Conference paper

Enterprise-Scale RAS in IBM Z Memory Subsystem

Abstract

Enterprise systems demand memory architectures that combine low latency, high capacity, and exceptional RAS for mission-critical workloads. Building on decades of IBM Z innovation in buffered memory and Redundant Array of Independent Memory (RAIM) based protection, the z16 and z17 generations introduce an improved high-speed, OpenCAPI Memory Interface (OMI) and an enhanced eight-channel RAIM architecture which reduces the DRAM footprint. This design preserves IBM Z’s historically low-latency access model while scaling system memory up to 64 TB and significantly reducing pin count. Multi-layered RAS mechanisms enable continuous operation despite DIMM, memory buffer, DRAM, or link faults.
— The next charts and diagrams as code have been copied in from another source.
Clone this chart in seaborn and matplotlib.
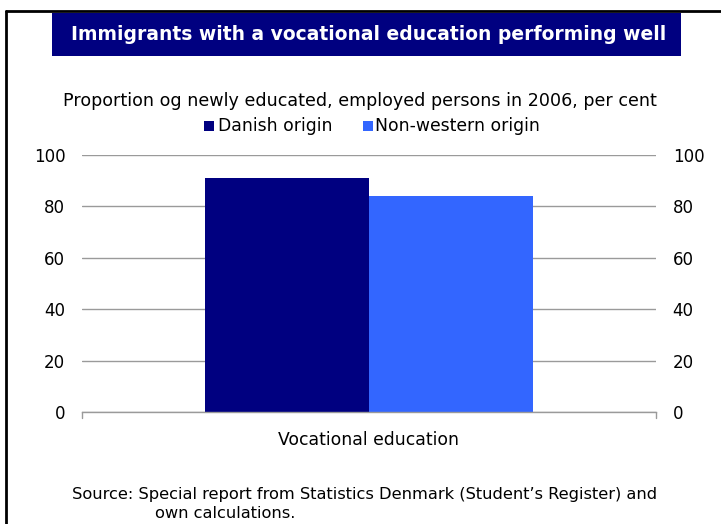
import matplotlib
matplotlib.use("Agg")
import matplotlib.pyplot as plt
from matplotlib.lines import Line2D
from matplotlib.patches import Rectangle
import seaborn as sns
import pandas as pd

# Data
categories = ["Vocational education"]
series_names = ["Danish origin", "Non-western origin"]
danish_origin = [91]
non_western_origin = [84]
y_ticks = [0, 20, 40, 60, 80, 100]

colors = ["#000080", "#3366FF"]

df = pd.DataFrame({
    "category": categories * 2,
    "origin": [series_names[0]] * len(categories) + [series_names[1]] * len(categories),
    "value": danish_origin + non_western_origin,
})

sns.set_theme(style="white")
plt.rcParams["font.family"] = ["DejaVu Sans"]

W, H = 721, 524
fig = plt.figure(figsize=(W / 100, H / 100), dpi=100)

# Plot area in pixel coordinates
x0, x1 = 82, 656
y_top, y_bot = 155, 412
ax = fig.add_axes([x0 / W, 1 - y_bot / H, (x1 - x0) / W, (y_bot - y_top) / H])

sns.barplot(data=df, x="category", y="value", hue="origin", palette=colors,
            width=0.571, saturation=1, ax=ax, legend=False, linewidth=0)

ax.set_ylim(0, 100)
ax.set_xlim(-0.5, 0.5)
ax.set_yticks(y_ticks)
ax.yaxis.grid(True, color="#9a9a9a", linewidth=1)
ax.set_axisbelow(True)
for s in ["left", "right", "top"]:
    ax.spines[s].set_visible(False)
ax.spines["bottom"].set_color("#9a9a9a")
ax.spines["bottom"].set_linewidth(1)

ax.tick_params(axis="y", length=0, labelsize=12, pad=12, colors="black",
               labelright=True, right=False)
ax.tick_params(axis="x", length=0, labelsize=12.4, pad=14, colors="black")
ax.set_xlabel("")
ax.set_ylabel("")

# End ticks on the category axis
for xp in (x0, x1):
    fig.add_artist(Line2D([xp / W, xp / W], [1 - y_bot / H, 1 - (y_bot + 6) / H],
                          color="#9a9a9a", linewidth=1))

# Outer frame (left and top edges)
fig.add_artist(Line2D([5.5 / W, 5.5 / W], [0, 1 - 11 / H], color="black", linewidth=2))
fig.add_artist(Line2D([5.5 / W, 1], [1 - 11 / H, 1 - 11 / H], color="black", linewidth=2))

# Title banner
fig.add_artist(Rectangle((52 / W, 1 - 56 / H), (681 - 52) / W, (56 - 13) / H,
                         facecolor="#000080", edgecolor="none"))
fig.text(369 / W, 1 - 35 / H, "Immigrants with a vocational education performing well",
         color="white", fontsize=13.5, fontweight="bold", ha="center", va="center")

# Subtitle
fig.text(360 / W, 1 - 101 / H,
         "Proportion og newly educated, employed persons in 2006, per cent",
         color="black", fontsize=12.6, ha="center", va="center")

# Legend
leg_y = 126
for (sx, tx, label, c) in [(204, 218, series_names[0], colors[0]),
                          (363, 375, series_names[1], colors[1])]:
    fig.add_artist(Rectangle((sx / W, 1 - (leg_y + 5) / H), 10 / W, 10 / H,
                             facecolor=c, edgecolor="none"))
    fig.text(tx / W, 1 - leg_y / H, label, color="black", fontsize=12.4,
             ha="left", va="center")

# Source note
fig.text(72 / W, 1 - 495 / H,
         "Source: Special report from Statistics Denmark (Student\u2019s Register) and",
         color="black", fontsize=11.7, ha="left", va="center")
fig.text(155 / W, 1 - 514 / H, "own calculations.",
         color="black", fontsize=11.7, ha="left", va="center")

fig.savefig("out.png", dpi=100)
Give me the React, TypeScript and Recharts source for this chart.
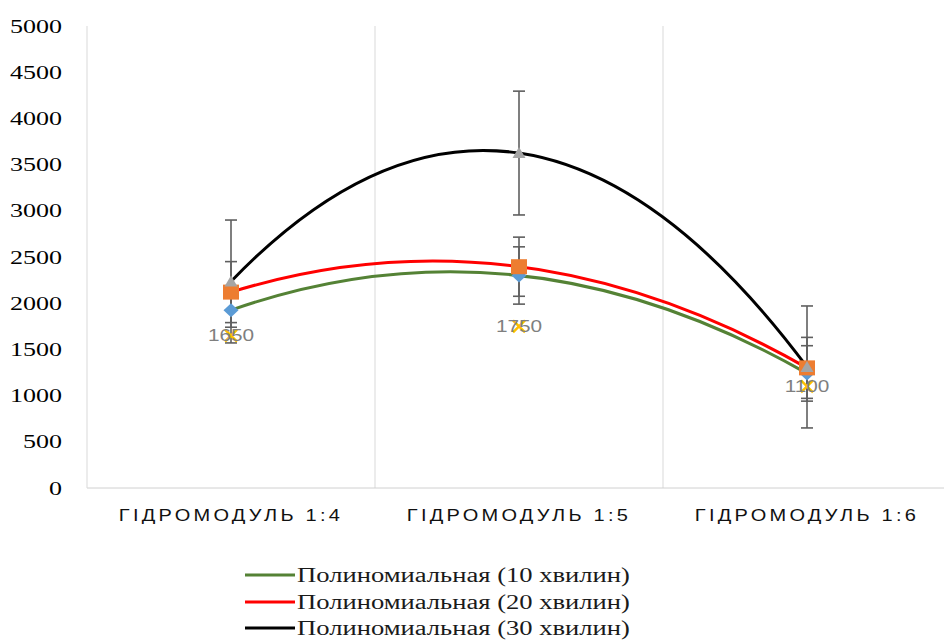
import React from 'react'
import { ComposedChart, Scatter, Line, XAxis, YAxis, ErrorBar, ReferenceLine, Legend, LabelList } from 'recharts'

const categories = ['ГІДРОМОДУЛЬ 1:4', 'ГІДРОМОДУЛЬ 1:5', 'ГІДРОМОДУЛЬ 1:6']
const yTicks = [0, 500, 1000, 1500, 2000, 2500, 3000, 3500, 4000, 4500, 5000]

// 10, 20, 30 хвилин + окрема серія з підписами
const min10 = [1925, 2300, 1240]
const err10 = [185, 310, 300]
const min20 = [2120, 2395, 1300]
const err20 = [330, 320, 330]
const min30 = [2235, 3625, 1310]
const err30 = [665, 670, 660]
const extra = [1650, 1750, 1100]

const trendNames = ['Полиномиальная (10 хвилин)', 'Полиномиальная (20 хвилин)', 'Полиномиальная (30 хвилин)']
const trendColors = ['#548235', '#FF0000', '#000000']

const data = categories.map((c, i) => ({
  x: i + 1,
  name: c,
  s10: min10[i], e10: err10[i],
  s20: min20[i], e20: err20[i],
  s30: min30[i], e30: err30[i],
  s40: extra[i],
}))

// polynomial (order 2) trendline through the three points: quadratic bezier
const quadCurve = (context: any) => {
  let pts: number[][] = []
  return {
    areaStart() {},
    areaEnd() {},
    lineStart() { pts = [] },
    point(x: number, y: number) { pts.push([+x, +y]) },
    lineEnd() {
      if (pts.length === 3) {
        const [p0, p1, p2] = pts
        context.moveTo(p0[0], p0[1])
        context.quadraticCurveTo(2 * p1[0] - (p0[0] + p2[0]) / 2, 2 * p1[1] - (p0[1] + p2[1]) / 2, p2[0], p2[1])
      } else {
        pts.forEach((p, i) => (i ? context.lineTo(p[0], p[1]) : context.moveTo(p[0], p[1])))
      }
    },
  }
}

const serif = "'Liberation Serif', 'Times New Roman', serif"
const sans = "'Liberation Sans', Arial, sans-serif"

const Diamond = ({ cx, cy }: any) => (
  <polygon points={`${cx},${cy - 7} ${cx + 7.5},${cy} ${cx},${cy + 7} ${cx - 7.5},${cy}`} fill="#5B9BD5" />
)
const Square = ({ cx, cy }: any) => <rect x={cx - 8} y={cy - 7.5} width={16} height={15} fill="#ED7D31" />
const Triangle = ({ cx, cy }: any) => (
  <polygon points={`${cx},${cy - 6} ${cx + 6.5},${cy + 5} ${cx - 6.5},${cy + 5}`} fill="#A5A5A5" />
)
const Cross = ({ cx, cy }: any) => (
  <g stroke="#FFC000" strokeWidth={2.5}>
    <line x1={cx - 6} y1={cy - 6} x2={cx + 6} y2={cy + 6} />
    <line x1={cx - 6} y1={cy + 6} x2={cx + 6} y2={cy - 6} />
  </g>
)

const YTick = ({ x, y, payload }: any) => (
  <text transform={`translate(${x},${y}) scale(1.37,1)`} textAnchor="end" dy="0.35em" fontFamily={serif} fontSize={19} fill="#000">
    {payload.value}
  </text>
)

const XTick = ({ x, y, payload }: any) => (
  <text transform={`translate(${x},${y}) scale(1.25,1)`} textAnchor="middle" dy="0.71em" fontFamily={sans} fontSize={16} letterSpacing={2.6} fill="#111">
    {categories[payload.value - 1]}
  </text>
)

const PointLabel = (props: any) => {
  const vb = props.viewBox || props
  const cx = vb.x + (vb.width || 0) / 2
  const cy = vb.y + (vb.height || 0) / 2
  return (
    <text transform={`translate(${cx},${cy}) scale(1.3,1)`} textAnchor="middle" dy="0.35em" fontFamily={sans} fontSize={16} fill="#7F7F7F">
      {props.value}
    </text>
  )
}

const renderLegend = () => (
  <div style={{ height: 80 }}>
    {trendNames.map((n, i) => (
      <div key={n} style={{ display: 'flex', alignItems: 'center', height: 26.5 }}>
        <svg width={50} height={6} style={{ flex: 'none' }}>
          <line x1={0} y1={3} x2={50} y2={3} stroke={trendColors[i]} strokeWidth={3} />
        </svg>
        <span style={{ fontFamily: serif, fontSize: 20, lineHeight: '22px', color: '#1a1a1a', display: 'inline-block', transform: 'scaleX(1.33)', transformOrigin: 'left center', whiteSpace: 'nowrap', marginLeft: 2 }}>
          {n}
        </span>
      </div>
    ))}
  </div>
)

export default function App() {
  return (
    <div style={{ width: 944, height: 642, background: '#fff', overflow: 'hidden' }}>
      <style>{'body{margin:0}'}</style>
      <ComposedChart width={944} height={642} data={data} margin={{ top: 26, right: -7, left: 0, bottom: 44 }}>
        <XAxis dataKey="x" type="number" domain={[0.5, 3.5]} ticks={[1, 2, 3]} height={30} tickSize={0} tickMargin={22} tick={<XTick />} axisLine={{ stroke: '#d0d0d0' }} />
        <YAxis type="number" domain={[0, 5000]} ticks={yTicks} width={87} tickSize={0} tickMargin={25} tick={<YTick />} axisLine={{ stroke: '#d9d9d9' }} tickLine={false} />
        <ReferenceLine x={1.5} stroke="#d9d9d9" />
        <ReferenceLine x={2.5} stroke="#d9d9d9" />
        <Scatter dataKey="s10" shape={<Diamond />} legendType="none" isAnimationActive={false}>
          <ErrorBar dataKey="e10" direction="y" width={6} stroke="#5f5f5f" strokeWidth={1.6} />
        </Scatter>
        <Scatter dataKey="s20" shape={<Square />} legendType="none" isAnimationActive={false}>
          <ErrorBar dataKey="e20" direction="y" width={6} stroke="#5f5f5f" strokeWidth={1.6} />
        </Scatter>
        <Scatter dataKey="s30" shape={<Triangle />} legendType="none" isAnimationActive={false}>
          <ErrorBar dataKey="e30" direction="y" width={6} stroke="#5f5f5f" strokeWidth={1.6} />
        </Scatter>
        <Scatter dataKey="s40" shape={<Cross />} legendType="none" isAnimationActive={false}>
          <LabelList dataKey="s40" content={<PointLabel />} />
        </Scatter>
        <Line dataKey="s10" name={trendNames[0]} type={quadCurve as any} stroke={trendColors[0]} strokeWidth={3} dot={false} activeDot={false} isAnimationActive={false} />
        <Line dataKey="s20" name={trendNames[1]} type={quadCurve as any} stroke={trendColors[1]} strokeWidth={3} dot={false} activeDot={false} isAnimationActive={false} />
        <Line dataKey="s30" name={trendNames[2]} type={quadCurve as any} stroke={trendColors[2]} strokeWidth={3} dot={false} activeDot={false} isAnimationActive={false} />
        <Legend verticalAlign="bottom" align="left" content={renderLegend} wrapperStyle={{ left: 245, top: 562, width: 420 }} />
      </ComposedChart>
    </div>
  )
}
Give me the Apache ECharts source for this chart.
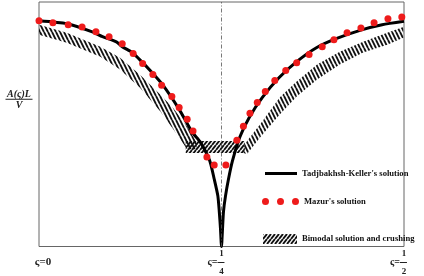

Innovations include Reed-Solomon RAIM correction, channel tagging, staggered refresh, CRC-protected OMI replay, dynamic lane degrade, background scrubbing with refetch validation, per-rank DRAM marking, and redundant voltage regulation failover and concurrent memory service strategies, which together help ensure near-zero downtime. Together, these innovations extend IBM Z’s long-standing legacy of delivering high-capacity, low-latency, and high-reliability memory subsystems for enterprise-scale resilience.